▸ **Exercise**:
Your output is the lines from the first one to the one containing "-0.45, -0.08, -0.45];", repeated exactly, with images left out.
[start]
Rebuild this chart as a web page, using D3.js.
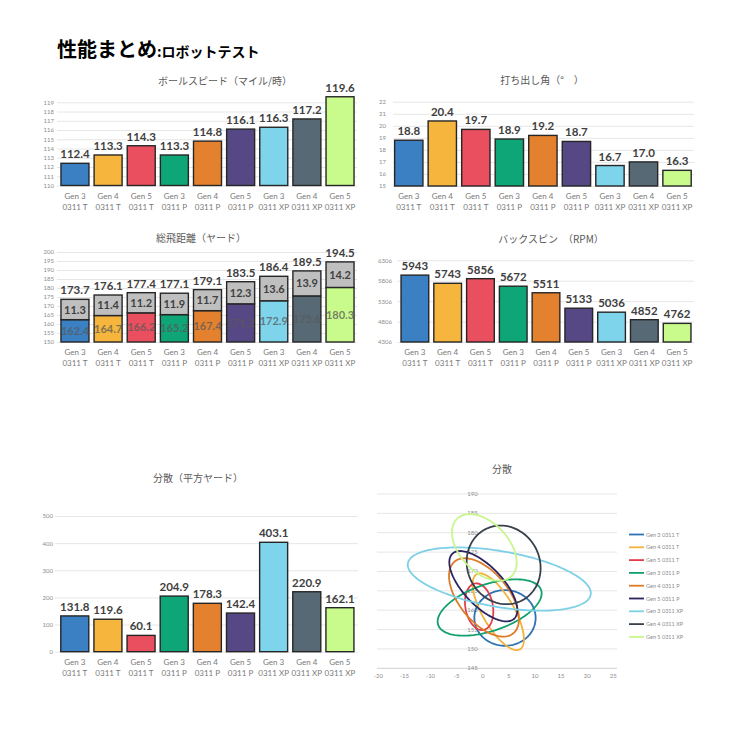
<!DOCTYPE html>
<html>
<head>
<meta charset="utf-8">
<script src="https://cdn.jsdelivr.net/npm/d3@7"></script>
<style>
  body { margin: 0; background: #fff; }
  text { font-family: Lato, "Noto Sans", sans-serif; }
  .jp { font-family: "Noto Sans CJK JP", sans-serif; }
</style>
</head>
<body>
<script>
// categories
const gens = ["Gen 3", "Gen 4", "Gen 5", "Gen 3", "Gen 4", "Gen 5", "Gen 3", "Gen 4", "Gen 5"];
const models = ["0311 T", "0311 T", "0311 T", "0311 P", "0311 P", "0311 P", "0311 XP", "0311 XP", "0311 XP"];
const colors = ["#3a80c3", "#f6b53c", "#e94f5e", "#0ea577", "#e3812e", "#564884", "#7dd4eb", "#566975", "#c9fb8c"];
const lineColors = ["#2e72b3", "#f3b23a", "#e23d4a", "#12a06c", "#de7b28", "#2a2560", "#7dd0e6", "#38414c", "#c8f68c"];

// series values
const ballSpeed = [112.4, 113.3, 114.3, 113.3, 114.8, 116.1, 116.3, 117.2, 119.6];
const launchAngle = [18.8, 20.4, 19.7, 18.9, 19.2, 18.7, 16.7, 17.0, 16.3];
const carry = [162.4, 164.7, 166.2, 165.2, 167.4, 171.2, 172.9, 175.6, 180.3];
const run = [11.3, 11.4, 11.2, 11.9, 11.7, 12.3, 13.6, 13.9, 14.2];
const totalDistance = [173.7, 176.1, 177.4, 177.1, 179.1, 183.5, 186.4, 189.5, 194.5];
const backspin = [5943, 5743, 5856, 5672, 5511, 5133, 5036, 4852, 4762];
const dispersion = [131.8, 119.6, 60.1, 204.9, 178.3, 142.4, 403.1, 220.9, 162.1];

// dispersion ellipses: centre, half spread in x / y, correlation
const ellCx = [4.26, 2.98, -0.69, 1.32, 0.24, 0.11, 3.17, 4.0, 0.3];
const ellCy = [158.0, 159.6, 160.9, 160.7, 163.3, 166.2, 168.05, 171.7, 176.2];
const ellSx = [5.87, 4.91, 2.71, 9.96, 6.7, 6.51, 17.53, 7.08, 6.19];
const ellSy = [7.19, 9.9, 6.02, 7.27, 10.11, 9.08, 8.17, 10.15, 8.6];
const ellRho = [0.0, -0.72, -0.2, 0.5, -0.55, -0.68, -0.45, -0.08, -0.45];

// tick labels
const speedTicks = [110, 111, 112, 113, 114, 115, 116, 117, 118, 119];
const angleTicks = [15, 16, 17, 18, 19, 20, 21, 22];
const distTicks = [150, 155, 160, 165, 170, 175, 180, 185, 190, 195, 200];
const spinTicks = [4306, 4806, 5306, 5806, 6306];
const dispTicks = [0, 100, 200, 300, 400, 500];
const scatterXTicks = [-20, -15, -10, -5, 0, 5, 10, 15, 20, 25];
const scatterYTicks = [145, 150, 155, 160, 165, 170, 175, 180, 185, 190];

const svg = d3.select("body").append("svg").attr("width", 730).attr("height", 730);

// page title
const head = svg.append("text").attr("class", "jp").attr("x", 57).attr("y", 57)
  .attr("font-weight", "bold").attr("fill", "#000");
head.append("tspan").attr("font-size", 20).text("性能まとめ");
head.append("tspan").attr("font-size", 14).text(":ロボットテスト");

function barChart(cfg) {
  const g = svg.append("g");
  const x = d3.scaleBand().domain(d3.range(gens.length)).range(cfg.xRange)
    .paddingInner(0.155).paddingOuter(0.0775);
  const y = d3.scaleLinear().domain(cfg.yDomain).range(cfg.yRange);

  // gridlines + tick labels
  const axis = d3.axisLeft(y).tickValues(cfg.ticks).tickFormat(d => String(d))
    .tickSize(-(cfg.gridX[1] - cfg.gridX[0])).tickPadding(cfg.pad);
  const ag = g.append("g").attr("transform", "translate(" + cfg.gridX[0] + ",0)").call(axis);
  ag.select(".domain").remove();
  ag.selectAll("line").attr("stroke", "#e6e6e6");
  ag.selectAll("text").attr("fill", "#8c8c8c").attr("font-size", 6)
    .style("font-family", "Lato, sans-serif");

  g.append("text").attr("class", "jp").attr("x", cfg.titleX).attr("y", cfg.titleY)
    .attr("text-anchor", "middle").attr("font-size", 10).attr("fill", "#595959")
    .text(cfg.title);

  const base = cfg.yDomain[0];
  g.selectAll(".bar").data(cfg.values).join("rect")
    .attr("x", (d, i) => x(i)).attr("width", x.bandwidth())
    .attr("y", d => y(d)).attr("height", d => y(base) - y(d))
    .attr("fill", (d, i) => colors[i]).attr("stroke", "#262626").attr("stroke-width", 1.4);

  if (cfg.stack) {
    g.selectAll(".run").data(cfg.stack).join("rect")
      .attr("x", (d, i) => x(i)).attr("width", x.bandwidth())
      .attr("y", (d, i) => y(cfg.values[i] + d))
      .attr("height", (d, i) => y(cfg.values[i]) - y(cfg.values[i] + d))
      .attr("fill", "#bfbfbf").attr("stroke", "#262626").attr("stroke-width", 1.4);
    g.selectAll(".inLab").data(cfg.values).join("text")
      .attr("x", (d, i) => x(i) + x.bandwidth() / 2)
      .attr("y", d => (y(d) + y(base)) / 2 + 4)
      .attr("text-anchor", "middle").attr("font-size", 11).attr("font-weight", "bold")
      .attr("fill", "#595959").attr("fill-opacity", 0.75).text(d => d.toFixed(1));
    g.selectAll(".runLab").data(cfg.stack).join("text")
      .attr("x", (d, i) => x(i) + x.bandwidth() / 2)
      .attr("y", (d, i) => (y(cfg.values[i]) + y(cfg.values[i] + d)) / 2 + 4)
      .attr("text-anchor", "middle").attr("font-size", 11).attr("font-weight", "bold")
      .attr("fill", "#404040").text(d => d.toFixed(1));
  }

  const tops = cfg.totals || cfg.values;
  g.selectAll(".val").data(tops).join("text")
    .attr("x", (d, i) => x(i) + x.bandwidth() / 2)
    .attr("y", (d, i) => y(cfg.stack ? cfg.values[i] + cfg.stack[i] : d) - 5)
    .attr("text-anchor", "middle").attr("font-size", 11.5).attr("font-weight", "bold")
    .attr("fill", "#404040").text(d => cfg.fmt(d));

  const cat = g.selectAll(".cat").data(gens).join("text")
    .attr("text-anchor", "middle").attr("font-size", 8).attr("fill", "#7a7a7a");
  cat.append("tspan").attr("x", (d, i) => x(i) + x.bandwidth() / 2)
    .attr("y", y(base) + 13).text(d => d);
  cat.append("tspan").attr("x", (d, i) => x(i) + x.bandwidth() / 2)
    .attr("y", y(base) + 24).text((d, i) => models[i]);
}

const one = d => d.toFixed(1);

barChart({ values: ballSpeed, ticks: speedTicks, yDomain: [110, 119], yRange: [185.5, 102.3],
  xRange: [58.4, 356.6], gridX: [57, 357], pad: 3, fmt: one,
  title: "ボールスピード（マイル/時）", titleX: 225, titleY: 85 });

barChart({ values: launchAngle, ticks: angleTicks, yDomain: [15, 22], yRange: [186, 101.7],
  xRange: [392, 693.8], gridX: [393, 694], pad: 7, fmt: one,
  title: "打ち出し角（°　）", titleX: 542, titleY: 84 });

barChart({ values: carry, stack: run, totals: totalDistance, ticks: distTicks,
  yDomain: [150, 200], yRange: [342, 252], xRange: [58.4, 356.6], gridX: [57, 357], pad: 3,
  fmt: one, title: "総飛距離（ヤード）", titleX: 201, titleY: 242 });

barChart({ values: backspin, ticks: spinTicks, yDomain: [4306, 6306], yRange: [342, 260.3],
  xRange: [398.5, 693.5], gridX: [397, 694], pad: 5, fmt: d => String(d),
  title: "バックスピン　（RPM）", titleX: 551, titleY: 242.5 });

barChart({ values: dispersion, ticks: dispTicks, yDomain: [0, 500], yRange: [651.7, 516],
  xRange: [58.2, 356.5], gridX: [55, 358], pad: 2, fmt: one,
  title: "分散（平方ヤード）", titleX: 198, titleY: 482 });

// dispersion ellipse chart
const sx = d3.scaleLinear().domain([-20, 25]).range([378.3, 613.3]);
const sy = d3.scaleLinear().domain([145, 190]).range([668.3, 494]);
const sg = svg.append("g");

sg.selectAll(".hg").data(scatterYTicks).join("line")
  .attr("x1", 377).attr("x2", 617).attr("y1", d => sy(d)).attr("y2", d => sy(d))
  .attr("stroke", d => d === 145 ? "#d0d0d0" : "#e6e6e6");
sg.selectAll(".yl").data(scatterYTicks).join("text")
  .attr("x", sx(0) - 5).attr("y", d => sy(d) + 2).attr("text-anchor", "end")
  .attr("font-size", 6).attr("fill", "#8c8c8c").text(d => d);
sg.selectAll(".xl").data(scatterXTicks).join("text")
  .attr("x", d => sx(d)).attr("y", 678).attr("text-anchor", "middle")
  .attr("font-size", 6).attr("fill", "#8c8c8c").text(d => d);
sg.append("text").attr("class", "jp").attr("x", 502).attr("y", 473)
  .attr("text-anchor", "middle").attr("font-size", 10).attr("fill", "#595959").text("分散");

const angles = d3.range(0, 2 * Math.PI, Math.PI / 60);
const ellLine = d3.line().curve(d3.curveLinearClosed);
sg.selectAll(".ell").data(ellCx).join("path")
  .attr("d", (c, i) => ellLine(angles.map(t => [
    sx(c + ellSx[i] * Math.cos(t)),
    sy(ellCy[i] + ellSy[i] * (ellRho[i] * Math.cos(t) + Math.sqrt(1 - ellRho[i] * ellRho[i]) * Math.sin(t)))
  ])))
  .attr("fill", "none").attr("stroke", (d, i) => lineColors[i]).attr("stroke-width", 1.8);

// legend
const lg = sg.selectAll(".lg").data(gens).join("g")
  .attr("transform", (d, i) => "translate(629," + (534.5 + i * 12.8) + ")");
lg.append("line").attr("x1", 0).attr("x2", 15).attr("stroke", (d, i) => lineColors[i]).attr("stroke-width", 1.8);
lg.append("text").attr("x", 17).attr("y", 2).attr("font-size", 5.5).attr("fill", "#8c8c8c")
  .text((d, i) => d + " " + models[i]);
</script>
</body>
</html>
[end]
▸ **Result**:
Rebuild this chart as a web page, using D3.js.
<!DOCTYPE html>
<html>
<head>
<meta charset="utf-8">
<script src="https://cdn.jsdelivr.net/npm/d3@7"></script>
<style>
  body { margin: 0; background: #fff; }
  text { font-family: Lato, "Noto Sans", sans-serif; }
  .jp { font-family: "Noto Sans CJK JP", sans-serif; }
</style>
</head>
<body>
<script>
// categories
const gens = ["Gen 3", "Gen 4", "Gen 5", "Gen 3", "Gen 4", "Gen 5", "Gen 3", "Gen 4", "Gen 5"];
const models = ["0311 T", "0311 T", "0311 T", "0311 P", "0311 P", "0311 P", "0311 XP", "0311 XP", "0311 XP"];
const colors = ["#3a80c3", "#f6b53c", "#e94f5e", "#0ea577", "#e3812e", "#564884", "#7dd4eb", "#566975", "#c9fb8c"];
const lineColors = ["#2e72b3", "#f3b23a", "#e23d4a", "#12a06c", "#de7b28", "#2a2560", "#7dd0e6", "#38414c", "#c8f68c"];

// series values
const ballSpeed = [112.4, 113.3, 114.3, 113.3, 114.8, 116.1, 116.3, 117.2, 119.6];
const launchAngle = [18.8, 20.4, 19.7, 18.9, 19.2, 18.7, 16.7, 17.0, 16.3];
const carry = [162.4, 164.7, 166.2, 165.2, 167.4, 171.2, 172.9, 175.6, 180.3];
const run = [11.3, 11.4, 11.2, 11.9, 11.7, 12.3, 13.6, 13.9, 14.2];
const totalDistance = [173.7, 176.1, 177.4, 177.1, 179.1, 183.5, 186.4, 189.5, 194.5];
const backspin = [5943, 5743, 5856, 5672, 5511, 5133, 5036, 4852, 4762];
const dispersion = [131.8, 119.6, 60.1, 204.9, 178.3, 142.4, 403.1, 220.9, 162.1];

// dispersion ellipses: centre, half spread in x / y, correlation
const ellCx = [4.26, 2.98, -0.69, 1.32, 0.24, 0.11, 3.17, 4.0, 0.3];
const ellCy = [158.0, 159.6, 160.9, 160.7, 163.3, 166.2, 168.05, 171.7, 176.2];
const ellSx = [5.87, 4.91, 2.71, 9.96, 6.7, 6.51, 17.53, 7.08, 6.19];
const ellSy = [7.19, 9.9, 6.02, 7.27, 10.11, 9.08, 8.17, 10.15, 8.6];
const ellRho = [0.0, -0.72, -0.2, 0.5, -0.55, -0.68, -0.45, -0.08, -0.45];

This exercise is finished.